Labour-hire firms will also be subject to the withholding tax rules.  Over the past few decades there has been an increase in the number of labour-hire companies who use contractors operating under company structures and it will no longer be possible for these contractors to avoid having tax deducted at source. The types of businesses that spring to mind in this area are recruitment companies who provide temporary or project-related staff or IT companies and construction services companies.  The labour-hire firm will have to deduct withholding tax from payments they make to their contractors who work through a company structure..

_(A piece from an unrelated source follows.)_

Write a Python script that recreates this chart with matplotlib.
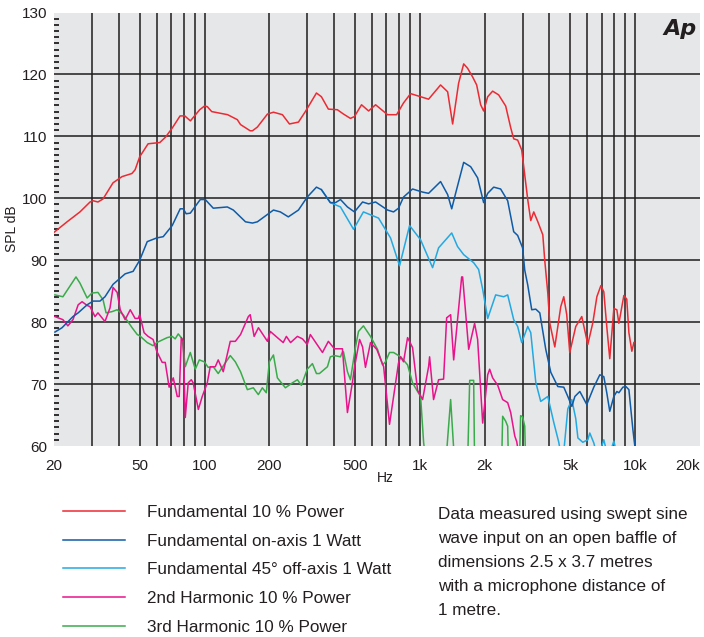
import matplotlib
matplotlib.use('Agg')
import matplotlib.pyplot as plt
from matplotlib.ticker import MultipleLocator, NullLocator

plt.rcParams['font.family'] = ['Liberation Sans', 'DejaVu Sans']

# Fundamental 10 % Power
red_f = [20, 23, 26.4, 29.4, 30.4, 32, 33.8, 37.6, 41.4, 46,
         47.6, 50, 54.7, 62, 66, 71, 77, 81, 86, 95,
         100, 103, 108, 128, 142, 147, 163, 167, 176, 196,
         209, 230, 248, 273, 294, 331, 349, 376, 414, 442,
         476, 497, 536, 578, 623, 708, 780, 840, 906, 1008,
         1098, 1248, 1346, 1420, 1514, 1598, 1666, 1758, 1836, 1916,
         1978, 2066, 2178, 2322, 2504, 2642, 2728, 2846, 2972, 3170,
         3274, 3380, 3532, 3724, 3802, 3928, 4010, 4234, 4512, 4660,
         4810, 4968, 5298, 5650, 6026, 6358, 6638, 6930, 7150, 7380,
         7620, 7960, 8220, 8400, 8860, 9140, 9350, 9650, 9860]
red_db = [94.5, 96.2, 97.8, 99.4, 99.6, 99.4, 99.9, 102.5, 103.5, 104,
          104.6, 106.7, 108.8, 109, 109.9, 111.4, 113.3, 113.3, 112.5, 114.3,
          114.9, 114.8, 114, 113.5, 112.7, 111.9, 110.9, 110.9, 111.5, 113.6,
          113.9, 113.5, 112, 112.3, 114, 117, 116.4, 114.4, 114.3, 113.6,
          112.9, 113.2, 115.1, 114.1, 115.1, 113.5, 113.5, 115.4, 116.9, 116.4,
          116, 118.3, 117.2, 112, 118.6, 121.7, 121, 119.6, 118.3, 115.1,
          114.1, 116.4, 117.3, 116.7, 114.9, 111.4, 109.6, 109.4, 107.8, 99.8,
          96.4, 97.8, 96.2, 94.1, 90, 84.7, 79.9, 76, 82.5, 84.1,
          81.2, 75.1, 79.3, 80.9, 76.4, 79.9, 84.1, 85.9, 84.9, 79.3,
          74.1, 82.2, 82, 79.8, 84.3, 83.7, 78.3, 75.3, 76.7]

# Fundamental on-axis 1 Watt
blue_f = [20.2, 21.8, 24.5, 25.9, 28.5, 30.4, 32.7, 34.5, 37.6, 42.8,
          46.6, 50, 54.2, 60, 64.3, 70.8, 77.1, 79.6, 82.2, 85.9,
          95.6, 100.8, 109.8, 127.6, 136.1, 155, 167, 176, 209, 225,
          245, 273, 300, 331, 349, 384, 406, 428, 461, 497,
          542, 578, 623, 708, 755, 796, 840, 925, 1030, 1098,
          1248, 1346, 1406, 1466, 1598, 1722, 1855, 1978, 2066, 2203,
          2372, 2558, 2728, 2846, 3000, 3070, 3170, 3308, 3454, 3606,
          3844, 4056, 4372, 4660, 4866, 5080, 5248, 5534, 5960, 6424,
          6854, 7150, 7380, 7620, 7960, 8220, 8400, 8770, 9056, 9350,
          9754, 10000]
blue_db = [78.4, 79.1, 80.9, 81.5, 82.8, 83.4, 83.4, 84.1, 86.1, 87.8,
           88.2, 90, 93, 93.6, 93.8, 95.6, 98.3, 98.3, 97.5, 97.6,
           99.8, 99.8, 98.4, 98.6, 98.1, 96.2, 96, 96.2, 98.1, 97.8,
           97, 98.1, 100.2, 101.8, 101.4, 99.3, 99.3, 99.8, 98.6, 97.8,
           99.4, 99.1, 99.4, 98.1, 97.8, 98.4, 100.2, 101.5, 101, 100.8,
           102.7, 100.6, 98.3, 100.8, 105.8, 105.1, 103.3, 99.3, 100.8, 101.8,
           101.5, 99.6, 94.6, 94, 92, 88.4, 86, 82, 82.1, 81.5,
           75.6, 71.9, 69.6, 69.5, 68, 66.4, 68, 68.8, 66.7, 69.5,
           71.5, 71.2, 68.6, 65.6, 68, 68.8, 68.6, 69.5, 69.6, 69.1,
           62.7, 59.5]

# Fundamental 45 deg off-axis 1 Watt
lblue_f = [349, 384, 428, 492, 547, 643, 731, 805, 896, 1008,
           1146, 1222, 1406, 1497, 1598, 1778, 1875, 1958, 2066, 2250,
           2450, 2558, 2728, 2846, 2972, 3170, 3274, 3454, 3642, 3928,
           4188, 4418, 4600, 4866, 5080, 5298, 5420, 5712, 6026, 6154,
           6424, 6700, 7150, 7500, 7960, 8300]
lblue_db = [101.4, 99.3, 98.6, 95, 97.8, 96.8, 93.6, 89.1, 95.6, 93.3,
            88.8, 92, 94.4, 92.2, 90.9, 89.6, 88.5, 85.3, 80.6, 84.4,
            84.1, 84.4, 80.4, 79.3, 76.7, 79.3, 78.3, 70.3, 67.2, 68,
            63.8, 60.6, 57, 66, 67.5, 64.4, 61.3, 60.6, 61, 62.1,
            60.5, 58, 61, 58, 60.8, 58]

# 2nd Harmonic 10 % Power
mag_f = [20.2, 22, 23.2, 24.5, 25.9, 27, 28.5, 29.4, 31, 32,
         34.5, 36.4, 37.6, 39.3, 40.6, 42.8, 45.2, 47.6, 49.2, 50,
         52.4, 54.7, 57.7, 60, 63.6, 65.7, 68.5, 71.6, 74.7, 76.3,
         78, 79.6, 81.4, 84, 86.8, 88.6, 93.6, 97.6, 103, 106.3,
         112.2, 115.8, 122.2, 131.7, 139, 147, 159.8, 163, 170, 178,
         196, 202, 218, 232, 240, 251, 270, 285, 300, 310,
         353, 376, 401, 437, 461, 486, 497, 525, 542, 559,
         590, 631, 679, 723, 796, 814, 840, 877, 925, 976,
         1030, 1098, 1110, 1158, 1222, 1289, 1332, 1390, 1436, 1564,
         1580, 1686, 1796, 1855, 1958, 2066, 2110, 2178, 2300, 2424,
         2558, 2642, 2760, 2818, 2900]
mag_db = [80.9, 80.4, 79.4, 80.4, 82.8, 83.3, 82.7, 82.5, 80.9, 81.5,
          80.1, 82.3, 85.6, 84.8, 82, 80.4, 82, 80.6, 80.6, 81.2,
          78.3, 77.7, 77.2, 75.3, 73.5, 73.5, 69.5, 71, 68, 68,
          77.5, 76.9, 64.6, 70.2, 70.7, 70.2, 65.9, 68, 70.2, 72.8,
          72.8, 73.9, 72, 76.9, 76.9, 78, 80.9, 81.2, 77.7, 79.1,
          76.9, 78.5, 77.5, 76.7, 77.7, 76.7, 77.7, 77.3, 76.4, 78,
          75.1, 76.9, 75.7, 75.7, 65.4, 70.2, 72.7, 77.2, 76, 72.7,
          76.7, 75.6, 72.8, 63.5, 73.4, 74.4, 73.6, 77.5, 75.9, 69,
          67.5, 72.8, 74.4, 67.5, 70.7, 70.8, 80.7, 81.2, 73.9, 87.3,
          87.3, 75.6, 79.8, 77.2, 63.7, 71.5, 72.4, 71, 69.8, 67.5,
          67, 65.4, 61.6, 60.7, 58]

# 3rd Harmonic 10 % Power
grn_f = [20.2, 22, 23.7, 25.3, 26.4, 28.5, 30, 32, 33.8, 34.9,
         37.2, 39.3, 41.9, 46.1, 48.7, 50, 54.2, 57.7, 60, 67.1,
         70.8, 73.1, 75.5, 78.8, 81.4, 85.9, 90.6, 94.6, 99.7, 104,
         109.8, 115.8, 120.9, 131.7, 139, 147, 158.1, 168.5, 177.8, 185.6,
         193.6, 200, 209, 218, 237.5, 256, 270, 281.8, 300, 317,
         331, 341.7, 372.3, 384, 401, 428, 437, 442, 461, 476,
         502, 519, 547, 590, 636, 671, 693, 723, 755, 814,
         877, 925, 976, 1008, 1041, 1070, 1318, 1390, 1451, 1666,
         1704, 1778, 1796, 2398, 2424, 2504, 2558, 2580, 2900, 2938,
         3000, 3070, 3100]
grn_db = [84.4, 84.1, 85.8, 87.3, 86.3, 83.9, 84.7, 84.8, 83.6, 81.5,
          81.7, 82, 81.2, 79.1, 78, 77.8, 76.7, 76.2, 76.7, 77.5,
          77.7, 77.3, 78.1, 77.3, 72.8, 75.1, 72.4, 73.9, 73.6, 72.7,
          72.8, 71.7, 72.7, 74.6, 73.6, 72, 69.1, 69.4, 68.3, 69.4,
          68.6, 73.6, 74.7, 71, 69.4, 70.2, 70.7, 69.8, 72.4, 73.3,
          71.7, 71.7, 72.8, 74.4, 74.6, 74.4, 75.2, 75.2, 72, 70.7,
          75.9, 78.5, 79.4, 77.7, 75.6, 73.1, 73.6, 75.1, 75.1, 74.4,
          73.1, 70.2, 68.8, 68, 60.6, 57, 57, 67.5, 57, 57,
          70.6, 70.6, 57, 57, 64.8, 64, 63.2, 57, 57, 64.9,
          64.7, 63.2, 57]

labels = ['Fundamental 10 % Power', 'Fundamental on-axis 1 Watt',
          'Fundamental 45° off-axis 1 Watt', '2nd Harmonic 10 % Power',
          '3rd Harmonic 10 % Power']
colors = ['#ec2a33', '#0f5ba7', '#22a9e2', '#e8138b', '#3aab4a']

x_ticks = [20, 50, 100, 200, 500, 1000, 2000, 5000, 10000, 20000]
x_labels = ['20', '50', '100', '200', '500', '1k', '2k', '5k', '10k', '20k']
grid_f = [30, 40, 50, 60, 70, 80, 90,
          100, 200, 300, 400, 500, 600, 700, 800, 900,
          1000, 2000, 3000, 4000, 5000, 6000, 7000, 8000, 9000, 10000]

note = ('Data measured using swept sine\nwave input on an open baffle of\n'
        'dimensions 2.5 x 3.7 metres\nwith a microphone distance of\n1 metre.')

fig = plt.figure(figsize=(7.04, 6.37), dpi=100)
ax = fig.add_axes([54 / 704, 1 - 446 / 637, 646 / 704, 433.5 / 637])
ax.set_facecolor('#e6e7e8')
for s in ax.spines.values():
    s.set_visible(False)

ax.set_xscale('log')
ax.set_xlim(20, 20000)
ax.set_ylim(60, 130)

for f in grid_f:
    ax.axvline(f, color='#1e1e1e', lw=1.1, zorder=1)
for d in range(70, 130, 10):
    ax.axhline(d, color='#1e1e1e', lw=1.1, zorder=1)

series = [(red_f, red_db), (blue_f, blue_db), (lblue_f, lblue_db),
          (mag_f, mag_db), (grn_f, grn_db)]
handles = [None] * 5
for i in [4, 3, 2, 1, 0]:
    f, d = series[i]
    handles[i], = ax.plot(f, d, color=colors[i], lw=1.1, zorder=3 + (4 - i))

ax.set_xticks(x_ticks)
ax.set_xticklabels(x_labels)
ax.xaxis.set_minor_locator(NullLocator())
ax.tick_params(axis='x', length=0, pad=9, labelsize=11, colors='#231f20')
ax.get_xticklabels()[-1].set_horizontalalignment('right')

ax.set_yticks(range(60, 131, 10))
ax.yaxis.set_minor_locator(MultipleLocator(1))
ax.tick_params(axis='y', which='major', length=0, pad=5, labelsize=11, colors='#231f20')
ax.tick_params(axis='y', which='minor', direction='in', length=3.5, width=1.3,
               color='#231f20')

fig.text(12 / 704, 1 - 229 / 637, 'SPL dB', rotation=90, ha='center', va='center',
         fontsize=10, color='#231f20')
fig.text(385 / 704, 1 - 478 / 637, 'Hz', ha='center', va='center',
         fontsize=10, color='#231f20')

ax.text(0.995, 0.985, 'Ap', transform=ax.transAxes, ha='right', va='top',
        fontsize=16, fontweight='heavy', style='italic', family='DejaVu Sans',
        color='#231f20', zorder=10)

fig.legend(handles, labels, loc='upper left', bbox_to_anchor=(63 / 704, 1 - 505 / 637),
           frameon=False, fontsize=12.3, handlelength=3.6, handletextpad=1.3,
           labelspacing=0.8, borderaxespad=0, borderpad=0, labelcolor='#231f20')

fig.text(438 / 704, 1 - 507 / 637, note, ha='left', va='top', fontsize=12.3,
         linespacing=1.74, color='#231f20')

fig.savefig('out.png', dpi=100)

It will also be possible for contractors who are not specifically covered under the current Schedular Payment Rules to opt in through voluntary withholding agreements where the contractors & principals agree to withhold tax.  The obvious services that this voluntary opt-in will apply to is where contractors operate through a company structure but work directly with their clients.  This will enable then to have some tax being paid directly to IRD by their clients.  It could also potentially apply in the home services area – cleaners, gardeners, childcare services – but we suspect that most principals (ie households) would not agree to take on the role of tax collector.
IRD sees these changes as a good balance between making sure tax is being paid and giving contractors more control over their own tax affairs.  We have a slightly different view.  Recruitment and other labour-hire firms have systems in place to capture time worked for the ultimate client so that they can efficiently invoice their clients and pay their contractors.  And that system is not the payroll system.  So this change means a complete overhaul of systems to redirect data flows through a payroll system so they don’t have to enter data twice.

IRD seems to have belatedly realised that as well.  If a labour hire company needs to incur unreasonable costs to comply with the new legislation on 1 April 2017, then they can delay the start to no later than 1 July 2017.
This is not the full extent of tax simplification changes but it does cover the areas that we see most commonly.  There are also changes to the way provisional tax is calculated that will come into effect from 1 April 2018.  We’ll cover these in detail in another post.

And this post is necessarily general and to be absolutely certain that you fit within the rules and exemptions you should always obtain specific advice on your situation.